Sale: Nomos 3 & 4, Lot: 1064. Estimate CHF750. 
Closing Date: Monday, 9 May 2011. 
Sold For CHF6500. This amount does not include the buyer’s fee.

THESSALY, Homolion. Circa 350 BC. Tetrachalkon (Bronze, 21mm, 9.24 g 3). Bearded head of Philoktetes to right, wearing conical pilos. Rev. ΟΜΟΛ-ΙΕΩΝ Serpent coiled to right; behind head, small bunch of grapes. Rogers 257. SNG Copenhagen 72. With a splendid, olive-green patina. Beautifully centered in high relief. Extremely fine.

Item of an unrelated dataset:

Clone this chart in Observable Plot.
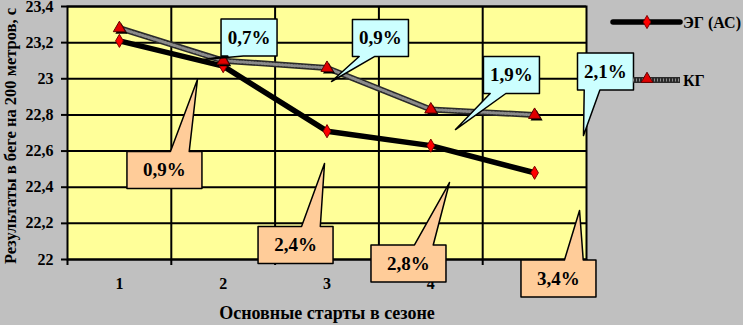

Philoktetes was the son of the king of Meliboea in Thessaly, and was famous for his friendship with Herakles, whose pyre he lit. Herakles left him his bow and arrows. Philoktetes joined the Greek forces against Troy but, on the trip over, he was bitten by a snake on Lesbos and this caused a terrible wound that refused to heal and gave off an awful smell. He was then marooned on Lesbos, on the counsel of Odysseus, and remained there for ten years until the Greeks received a prophecy saying they would not win against Troy without the weapons of Herakles. So a team led by Odysseus rushed back to Lesbos, were astonished to find Philoktetes still alive and still in possession of the bow and arrows, and managed to bring him back with them to Troy where he was healed by one of the sons of Asklepios. After the war was won, Philoktetes returned to Thessaly but found Meliboea in revolt: he then departed for Magna Graecia where he founded cities and ultimately died and was buried near Sybaris. His connection with Homolion is unclear.
A note from BCD: Perhaps the Homolians thought that Philoktetes had also founded their city?